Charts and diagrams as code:
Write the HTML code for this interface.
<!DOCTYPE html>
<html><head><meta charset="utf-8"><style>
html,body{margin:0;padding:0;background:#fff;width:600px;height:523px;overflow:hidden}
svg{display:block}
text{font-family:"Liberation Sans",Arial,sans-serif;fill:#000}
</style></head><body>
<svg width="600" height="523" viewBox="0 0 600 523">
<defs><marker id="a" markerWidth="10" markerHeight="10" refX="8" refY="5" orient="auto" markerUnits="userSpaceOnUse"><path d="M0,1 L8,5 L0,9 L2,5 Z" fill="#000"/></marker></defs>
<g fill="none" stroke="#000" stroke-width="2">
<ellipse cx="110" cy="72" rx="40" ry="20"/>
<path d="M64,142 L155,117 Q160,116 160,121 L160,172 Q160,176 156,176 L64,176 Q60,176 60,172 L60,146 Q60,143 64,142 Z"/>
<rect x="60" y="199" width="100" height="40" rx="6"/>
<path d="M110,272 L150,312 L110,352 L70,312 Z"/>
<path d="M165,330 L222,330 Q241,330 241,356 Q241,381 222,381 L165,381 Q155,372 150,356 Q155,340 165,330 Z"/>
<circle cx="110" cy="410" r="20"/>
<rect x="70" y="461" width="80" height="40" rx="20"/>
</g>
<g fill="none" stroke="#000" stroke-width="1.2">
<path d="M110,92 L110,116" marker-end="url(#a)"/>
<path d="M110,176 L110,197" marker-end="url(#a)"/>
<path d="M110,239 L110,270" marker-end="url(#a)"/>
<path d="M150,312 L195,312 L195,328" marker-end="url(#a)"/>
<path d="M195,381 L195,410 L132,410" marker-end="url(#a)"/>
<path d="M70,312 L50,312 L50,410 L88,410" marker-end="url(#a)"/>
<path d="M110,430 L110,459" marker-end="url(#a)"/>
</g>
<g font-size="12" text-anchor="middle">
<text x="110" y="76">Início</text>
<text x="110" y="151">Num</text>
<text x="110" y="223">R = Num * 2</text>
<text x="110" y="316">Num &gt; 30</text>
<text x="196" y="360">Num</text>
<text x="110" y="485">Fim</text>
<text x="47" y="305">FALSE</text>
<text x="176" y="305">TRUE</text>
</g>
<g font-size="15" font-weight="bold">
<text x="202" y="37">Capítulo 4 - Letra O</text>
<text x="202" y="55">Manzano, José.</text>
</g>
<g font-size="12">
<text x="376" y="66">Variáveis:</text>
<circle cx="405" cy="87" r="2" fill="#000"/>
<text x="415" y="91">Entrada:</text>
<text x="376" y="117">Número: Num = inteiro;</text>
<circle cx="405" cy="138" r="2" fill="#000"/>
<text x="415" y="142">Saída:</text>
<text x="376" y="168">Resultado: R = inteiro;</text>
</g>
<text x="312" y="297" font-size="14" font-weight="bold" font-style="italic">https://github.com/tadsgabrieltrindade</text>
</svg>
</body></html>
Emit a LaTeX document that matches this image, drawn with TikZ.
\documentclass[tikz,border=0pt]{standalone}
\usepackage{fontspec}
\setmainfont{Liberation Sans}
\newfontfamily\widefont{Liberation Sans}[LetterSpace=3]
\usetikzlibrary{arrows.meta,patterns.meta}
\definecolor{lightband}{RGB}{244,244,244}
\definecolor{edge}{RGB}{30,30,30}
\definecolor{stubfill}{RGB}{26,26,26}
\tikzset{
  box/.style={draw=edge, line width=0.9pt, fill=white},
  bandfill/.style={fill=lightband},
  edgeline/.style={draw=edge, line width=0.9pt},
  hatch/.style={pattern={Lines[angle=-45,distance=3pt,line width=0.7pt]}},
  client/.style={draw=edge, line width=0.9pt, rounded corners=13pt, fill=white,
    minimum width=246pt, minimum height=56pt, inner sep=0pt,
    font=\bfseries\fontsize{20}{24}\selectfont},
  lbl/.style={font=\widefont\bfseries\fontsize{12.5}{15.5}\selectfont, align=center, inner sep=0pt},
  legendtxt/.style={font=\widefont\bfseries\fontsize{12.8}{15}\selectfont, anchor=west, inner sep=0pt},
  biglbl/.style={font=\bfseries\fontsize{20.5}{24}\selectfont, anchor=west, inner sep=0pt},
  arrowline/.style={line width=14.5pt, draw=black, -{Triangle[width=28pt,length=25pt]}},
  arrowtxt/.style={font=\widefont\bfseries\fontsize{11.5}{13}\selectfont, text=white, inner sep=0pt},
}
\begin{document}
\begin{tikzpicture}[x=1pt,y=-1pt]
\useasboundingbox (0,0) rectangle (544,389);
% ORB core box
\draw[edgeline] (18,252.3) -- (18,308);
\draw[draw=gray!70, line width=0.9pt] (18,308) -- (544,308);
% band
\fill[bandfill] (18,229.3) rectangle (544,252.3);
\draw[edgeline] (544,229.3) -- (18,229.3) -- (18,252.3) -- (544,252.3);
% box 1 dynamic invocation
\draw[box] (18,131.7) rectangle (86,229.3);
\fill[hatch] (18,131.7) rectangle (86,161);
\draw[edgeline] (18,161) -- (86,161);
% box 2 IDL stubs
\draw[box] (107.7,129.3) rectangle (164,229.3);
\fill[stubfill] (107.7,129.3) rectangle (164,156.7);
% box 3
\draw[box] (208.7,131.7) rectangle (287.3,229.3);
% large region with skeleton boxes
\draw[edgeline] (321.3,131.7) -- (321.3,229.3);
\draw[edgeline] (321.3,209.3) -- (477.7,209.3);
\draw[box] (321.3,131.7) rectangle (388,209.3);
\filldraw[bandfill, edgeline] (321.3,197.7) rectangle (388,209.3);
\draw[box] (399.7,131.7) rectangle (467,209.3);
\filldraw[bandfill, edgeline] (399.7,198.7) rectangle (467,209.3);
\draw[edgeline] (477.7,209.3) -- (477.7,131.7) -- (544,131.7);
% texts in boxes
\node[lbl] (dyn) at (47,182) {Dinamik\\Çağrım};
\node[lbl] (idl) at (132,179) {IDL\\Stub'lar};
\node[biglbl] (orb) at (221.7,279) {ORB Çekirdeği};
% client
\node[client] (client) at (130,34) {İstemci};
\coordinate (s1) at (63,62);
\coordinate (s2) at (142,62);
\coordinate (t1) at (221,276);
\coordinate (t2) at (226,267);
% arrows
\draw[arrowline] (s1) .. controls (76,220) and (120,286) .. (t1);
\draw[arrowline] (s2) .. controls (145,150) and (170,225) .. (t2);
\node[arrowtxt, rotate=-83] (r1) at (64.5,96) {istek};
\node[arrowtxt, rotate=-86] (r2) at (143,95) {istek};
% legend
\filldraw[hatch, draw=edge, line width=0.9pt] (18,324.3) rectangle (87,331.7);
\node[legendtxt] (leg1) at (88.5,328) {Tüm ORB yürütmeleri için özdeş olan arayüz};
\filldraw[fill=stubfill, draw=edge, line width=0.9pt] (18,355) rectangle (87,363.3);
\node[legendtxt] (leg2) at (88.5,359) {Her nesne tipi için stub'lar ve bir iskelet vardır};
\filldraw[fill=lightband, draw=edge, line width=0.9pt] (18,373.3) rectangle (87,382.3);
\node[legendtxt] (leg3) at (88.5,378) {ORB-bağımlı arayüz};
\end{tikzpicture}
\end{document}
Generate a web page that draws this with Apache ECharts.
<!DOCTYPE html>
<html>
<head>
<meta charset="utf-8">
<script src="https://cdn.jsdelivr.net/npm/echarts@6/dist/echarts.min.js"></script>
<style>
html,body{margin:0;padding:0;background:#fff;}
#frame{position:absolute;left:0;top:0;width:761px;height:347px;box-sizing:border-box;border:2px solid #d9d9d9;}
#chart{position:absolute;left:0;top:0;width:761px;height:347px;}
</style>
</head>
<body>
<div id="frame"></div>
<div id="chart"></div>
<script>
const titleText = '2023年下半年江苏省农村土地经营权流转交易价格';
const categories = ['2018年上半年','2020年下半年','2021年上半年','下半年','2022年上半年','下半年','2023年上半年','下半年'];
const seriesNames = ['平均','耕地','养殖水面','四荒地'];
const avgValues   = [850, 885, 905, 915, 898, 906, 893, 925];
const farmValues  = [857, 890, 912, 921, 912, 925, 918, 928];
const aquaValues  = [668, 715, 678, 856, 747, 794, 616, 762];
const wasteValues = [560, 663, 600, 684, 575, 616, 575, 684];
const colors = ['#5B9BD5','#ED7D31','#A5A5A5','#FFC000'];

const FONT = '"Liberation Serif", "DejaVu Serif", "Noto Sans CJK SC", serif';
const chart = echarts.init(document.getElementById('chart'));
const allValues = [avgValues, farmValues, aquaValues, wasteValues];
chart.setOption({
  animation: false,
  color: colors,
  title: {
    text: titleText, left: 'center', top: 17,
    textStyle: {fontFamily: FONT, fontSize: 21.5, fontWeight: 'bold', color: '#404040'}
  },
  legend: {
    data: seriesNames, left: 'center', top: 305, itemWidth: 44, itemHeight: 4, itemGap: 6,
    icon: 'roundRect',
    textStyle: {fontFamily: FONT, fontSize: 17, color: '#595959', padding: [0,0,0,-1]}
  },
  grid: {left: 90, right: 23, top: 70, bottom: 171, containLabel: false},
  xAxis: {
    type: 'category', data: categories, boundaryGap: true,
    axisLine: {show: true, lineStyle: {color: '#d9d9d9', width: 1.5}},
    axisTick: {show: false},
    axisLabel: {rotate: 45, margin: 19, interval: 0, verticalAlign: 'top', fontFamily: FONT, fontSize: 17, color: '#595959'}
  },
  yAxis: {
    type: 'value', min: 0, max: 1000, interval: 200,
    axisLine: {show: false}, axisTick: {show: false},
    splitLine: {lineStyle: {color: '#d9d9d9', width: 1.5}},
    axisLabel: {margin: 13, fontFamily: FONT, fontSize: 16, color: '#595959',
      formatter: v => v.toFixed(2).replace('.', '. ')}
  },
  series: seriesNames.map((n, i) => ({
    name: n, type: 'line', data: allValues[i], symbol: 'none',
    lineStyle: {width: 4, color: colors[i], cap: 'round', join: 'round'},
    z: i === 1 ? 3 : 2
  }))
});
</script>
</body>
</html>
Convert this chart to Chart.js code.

*Exercise description*
Copy out each line in the preceding records that contains "this".

*Correct answer*
Write the HTML code for this interface.
Emit a LaTeX document that matches this image, drawn with TikZ.
Generate a web page that draws this with Apache ECharts.
Convert this chart to Chart.js code.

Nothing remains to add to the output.